Deux scientifiques en blouse blanche sont assis au milieu d’un ramassis de poubelles noires, contenant les morceaux de squelettes de 3 269 individus. Ce n’est pas le début d’un film d’horreur, mais le commencement de grandes découvertes pour l’Histoire napoléonienne.
Olivier Dutour, professeur d’anthropologie à l’université de Marseille, a rendu compte des nouvelles trouvailles sur la grande retraite de Russie, jeudi 8 mai à l’Alliance française de Toronto.
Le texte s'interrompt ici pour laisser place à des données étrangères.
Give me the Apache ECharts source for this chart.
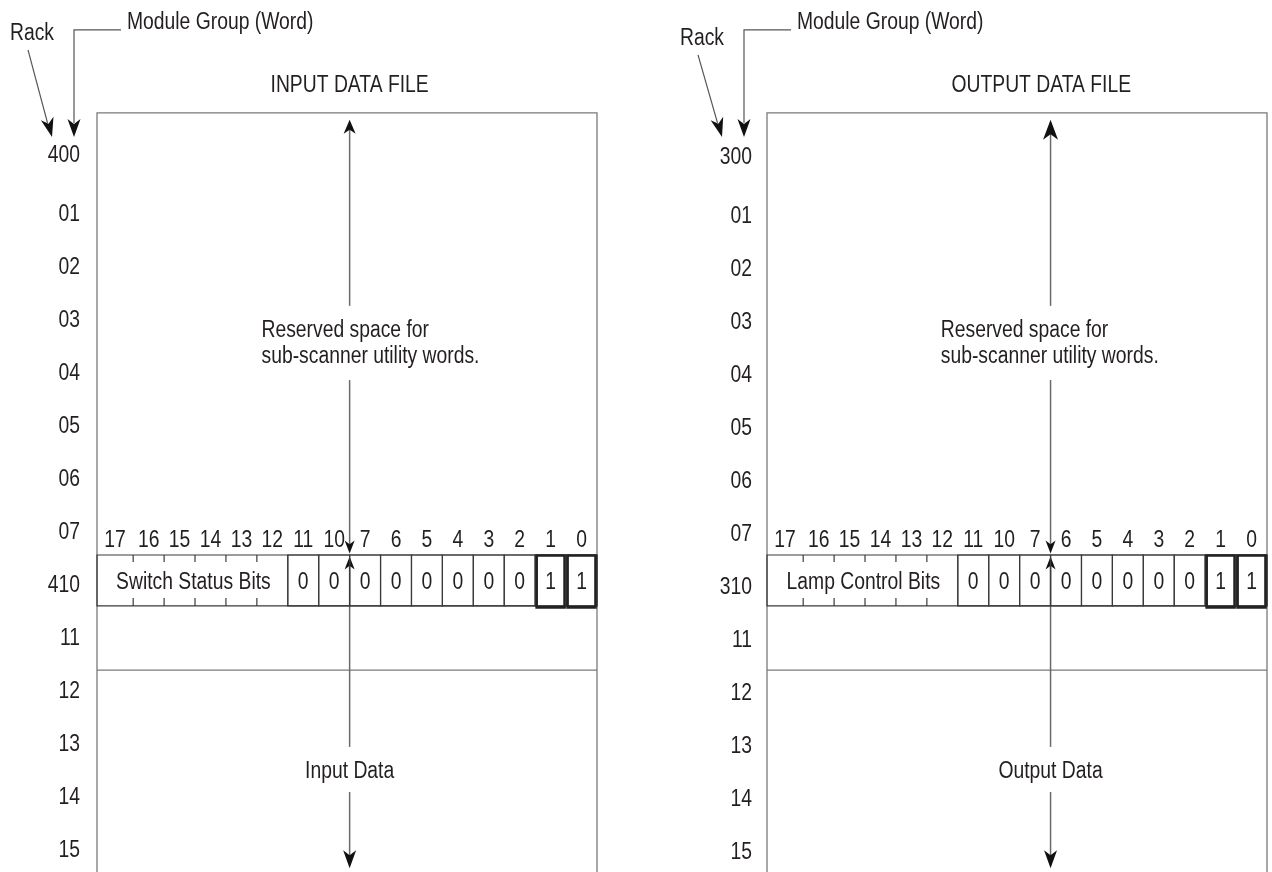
<!DOCTYPE html>
<html><head><meta charset="utf-8">
<script src="https://cdn.jsdelivr.net/npm/echarts@6/dist/echarts.min.js"></script>
<style>html,body{margin:0;padding:0;background:#fff}#c{width:1272px;height:872px}</style>
</head><body><div id="c"></div>
<script>
// ---------- data ----------
const inputRowLabels  = ['400','01','02','03','04','05','06','07','410','11','12','13','14','15'];
const outputRowLabels = ['300','01','02','03','04','05','06','07','310','11','12','13','14','15'];
const bitLabels = ['17','16','15','14','13','12','11','10','7','6','5','4','3','2','1','0'];
const inputBitValues  = [0,0,0,0,0,0,0,0,1,1];   // bits 11,10,7,6,5,4,3,2,1,0
const outputBitValues = [0,0,0,0,0,0,0,0,1,1];
const panelTitles = ['INPUT DATA FILE','OUTPUT DATA FILE'];
const fieldLabels = ['Switch Status Bits','Lamp Control Bits'];
const reservedText = 'Reserved space for\nsub-scanner utility words.';
const dataLabels = ['Input Data','Output Data'];
const rackLabel = 'Rack';
const moduleLabel = 'Module Group (Word)';

// ---------- layout / style ----------
const FONT = '"Liberation Sans",Arial,sans-serif';
const FS = 23;
const SX = 0.84;                 // horizontal condensing of the text
const TXT = '#231f20';
const BOXC = '#7a7a7a';
const CELLC = '#3a3a3a';
const X_MIN = -1.17, X_MAX = 15, Y_MIN = -1, Y_MAX = 13.45;
const ROW_TOP = 7.47, ROW_BOTTOM = 8.43, BOX_TOP = -0.87, SPLIT_Y = 9.64, HEADER_Y = 7.19;
const FIELD_CELLS = 6;

const panels = [
  {left: 97,  rows: inputRowLabels,  bits: inputBitValues,  title: panelTitles[0], field: fieldLabels[0], dataLabel: dataLabels[0],
   arrowCol: 7, titleCol: 7,   reservedCol: 4.15, annoDy: 0, labelGap: 17, labelDy: 0, topHead: [14, 6]},
  {left: 767, rows: outputRowLabels, bits: outputBitValues, title: panelTitles[1], field: fieldLabels[1], dataLabel: dataLabels[1],
   arrowCol: 8, titleCol: 7.7, reservedCol: 4.45, annoDy: 5, labelGap: 15, labelDy: 2, topHead: [20, 7.5]}
];

function txt(x, y, text, align, lh) {
  const st = {text: text, fill: TXT, fontFamily: FONT, fontSize: FS, align: align || 'center', verticalAlign: 'middle'};
  if (lh) st.lineHeight = lh;
  return {type: 'text', x: x, y: y, scaleX: SX, silent: true, style: st};
}
function line(x1, y1, x2, y2, stroke, w) {
  return {type: 'line', shape: {x1: x1, y1: y1, x2: x2, y2: y2}, style: {stroke: stroke, lineWidth: w}};
}
function head(tx, ty, dx, dy, len, hw, fill) {
  const n = Math.hypot(dx, dy); dx /= n; dy /= n;
  const px = -dy, py = dx;
  const bx = tx - dx * len, by = ty - dy * len;
  const nx = tx - dx * len * 0.72, ny = ty - dy * len * 0.72;
  return {type: 'polygon', shape: {points: [[tx, ty], [bx + px * hw, by + py * hw], [nx, ny], [bx - px * hw, by - py * hw]]},
    style: {fill: fill || '#111'}};
}

const grids = [], xAxes = [], yAxes = [], series = [];
panels.forEach(function (p, pi) {
  grids.push({left: p.left, width: 500, top: 106, height: 766});
  xAxes.push({type: 'value', gridIndex: pi, min: X_MIN, max: X_MAX, show: false});
  yAxes.push({type: 'value', gridIndex: pi, min: Y_MIN, max: Y_MAX, inverse: true, show: false});
  const base = {type: 'custom', xAxisIndex: pi, yAxisIndex: pi, silent: true, animation: false, clip: false};

  // frame: box, bit row, arrows, texts
  series.push(Object.assign({}, base, {
    data: [[0, 0]],
    renderItem: function (params, api) {
      const c = function (x, y) { return api.coord([x, y]); };
      const xl = c(X_MIN, 0)[0], xr = c(X_MAX, 0)[0];
      const yt = c(0, BOX_TOP)[1], yb = c(0, Y_MAX)[1];
      const rt = c(0, ROW_TOP)[1], rb = c(0, ROW_BOTTOM)[1];
      const ax = c(p.arrowCol, 0)[0];
      const ch = [];
      // outer box
      ch.push({type: 'polyline', shape: {points: [[xl, yb], [xl, yt], [xr, yt], [xr, yb]]}, style: {stroke: BOXC, lineWidth: 1.3, fill: null}});
      // split line
      const sy = c(0, SPLIT_Y)[1];
      ch.push(line(xl, sy, xr, sy, BOXC, 1.3));
      // center arrows
      const AC = '#6a6a6a';
      const t1 = c(0, -0.74)[1];
      ch.push(line(ax, t1 + 8, ax, c(0, 2.77)[1], AC, 1.5));
      ch.push(head(ax, t1, 0, -1, p.topHead[0], p.topHead[1]));
      ch.push(line(ax, c(0, 4.17)[1], ax, rt - 8, AC, 1.5));
      ch.push(head(ax, rt - 1.5, 0, 1, 13, 5));
      ch.push(line(ax, rt + 8, ax, c(0, 11.09)[1], AC, 1.5));
      ch.push(head(ax, rt + 1.5, 0, -1, 13, 5));
      const b1 = c(0, 13.38)[1];
      ch.push(line(ax, c(0, 11.94)[1], ax, b1 - 10, AC, 1.5));
      ch.push(head(ax, b1, 0, 1, 18, 6.5));
      // bit row frame
      ch.push({type: 'rect', shape: {x: xl, y: rt, width: xr - xl, height: rb - rt}, style: {stroke: CELLC, lineWidth: 1.2, fill: null}});
      // ticks inside the field-label cell
      for (let k = 0; k < FIELD_CELLS - 1; k++) {
        const tx = c(k, 0)[0];
        ch.push(line(tx, rt, tx, rt + 7, CELLC, 1.2));
        ch.push(line(tx, rb - 8, tx, rb, CELLC, 1.2));
      }
      const fx = c(FIELD_CELLS - 1, 0)[0];
      ch.push(line(fx, rt, fx, rb, CELLC, 1.2));
      ch.push(txt((xl + fx) / 2 + 1, (rt + rb) / 2 + 2.5, p.field, 'center'));
      // title
      ch.push(txt(c(p.titleCol, 0)[0], c(0, -1.40)[1] + 1, p.title, 'center'));
      // reserved text
      ch.push(txt(c(p.reservedCol, 0)[0], c(0, 3.45)[1] + 2, reservedText, 'left', 26));
      // data label
      ch.push(txt(ax, c(0, 11.53)[1] + 1.5, p.dataLabel, 'center'));
      // annotations: Rack and Module Group (Word)
      const tipY = yt + 24;
      const d = p.annoDy;
      ch.push(txt(xl - 65, yt - 79 + d, rackLabel, 'center'));
      ch.push(line(xl - 69, yt - 63 + d, xl - 49.5, tipY - 14, '#555', 1.2));
      ch.push(head(xl - 45, tipY, 23, 88 - d, 19, 6.5));
      ch.push(txt(xl + 30, yt - 90, moduleLabel, 'left'));
      ch.push({type: 'polyline', shape: {points: [[xl + 24, yt - 83], [xl - 23, yt - 83], [xl - 23, tipY - 14]]}, style: {stroke: '#555', lineWidth: 1.2, fill: null}});
      ch.push(head(xl - 23, tipY, 0, 1, 18, 6.5));
      return {type: 'group', children: ch};
    }
  }));

  // row labels (word addresses)
  series.push(Object.assign({}, base, {
    data: p.rows.map(function (l, i) { return [X_MIN, i]; }),
    renderItem: function (params, api) {
      const pt = api.coord([api.value(0), api.value(1)]);
      const dy = (params.dataIndex === 0 ? -3 : 2.5) + p.labelDy;
      return txt(pt[0] - p.labelGap, pt[1] + dy, p.rows[params.dataIndex], 'right');
    }
  }));

  // bit number header
  series.push(Object.assign({}, base, {
    data: bitLabels.map(function (l, j) { return [j === 0 ? (X_MIN + 0) / 2 : j - 0.5, HEADER_Y]; }),
    renderItem: function (params, api) {
      const pt = api.coord([api.value(0), api.value(1)]);
      return txt(pt[0], pt[1] + 1, bitLabels[params.dataIndex], 'center');
    }
  }));

  // bit cells with values
  series.push(Object.assign({}, base, {
    data: p.bits.map(function (v, k) { return [FIELD_CELLS + k, v]; }),
    renderItem: function (params, api) {
      const j = api.value(0), v = api.value(1);
      const a = api.coord([j - 1, ROW_TOP]), b = api.coord([Math.min(j, X_MAX), ROW_BOTTOM]);
      const ch = [{type: 'rect', shape: {x: a[0], y: a[1], width: b[0] - a[0], height: b[1] - a[1]}, style: {stroke: CELLC, lineWidth: 1.2, fill: null}}];
      if (v === 1) {
        ch.push({type: 'rect', shape: {x: a[0] + 1.5, y: a[1] + 0.5, width: b[0] - a[0] - 3, height: b[1] - a[1] + 1}, style: {stroke: '#222', lineWidth: 2.6, fill: null}});
      }
      ch.push(txt((a[0] + b[0]) / 2, (a[1] + b[1]) / 2 + 2.5, String(v), 'center'));
      return {type: 'group', children: ch};
    }
  }));
});

const chart = echarts.init(document.getElementById('c'), null, {renderer: 'canvas'});
chart.setOption({animation: false, backgroundColor: '#fff', grid: grids, xAxis: xAxes, yAxis: yAxes, series: series});
</script></body></html>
Et par la même occasion il s’attachait à démontrer le rôle que peut jouer la biologie moléculaire sur les sciences humaines.
Ils mangeaient leurs souliers, cuisaient leurs poux, s’asseyaient sur des empilements de camarades raides morts et décédaient accroupis, avec les dernières flammes du feu qui les animait. Les 650 000 soldats embourbés dans la campagne de Russie de Napoléon ont vécu la plus grande catastrophe militaire de l’époque.
Les faits historiques connus étaient déjà effroyables. Le passage de la Berezina, cette rivière infranchissable, engloutit en quelques jours plus de 20 000 personnes, et la rigueur de l’armée bonapartiste s’ajoutait aux rudesses de l’époque: les opérations se faisaient sans anesthésie et les soldats étaient tenus de rester placide, d’honorer l’empereur en fumant leur pipe pendant qu’on les débarrassait de leurs membres congelés.
La plupart du temps ils en mouraient, crachant leur pipe en terre qui se fracassait sur la glace du sol. Les expressions «c’est la berezina», pour exprimer une tragédie, et «casser sa pipe», pour signifier le décès, trouvent leur origine dans cette tragédie.
La biologie moléculaire a pourtant encore beaucoup de choses à apporter à ce fatras de cruautés. Récemment, les autorités lituaniennes ont rasé une zone militaire qui fut tour à tour bonapartiste, tsariste, soviétique puis nazie, et sont tombées nez à nez avec un charnier rempli de squelettes. Dans ce dialogue des empires et des invasions barbares, les fosses humaines ne manquent pas en Lituanie, mais celle-ci a quelque chose de rare: des doublons du XIXe siècle et des enseignes de l’armée de l’Empire français.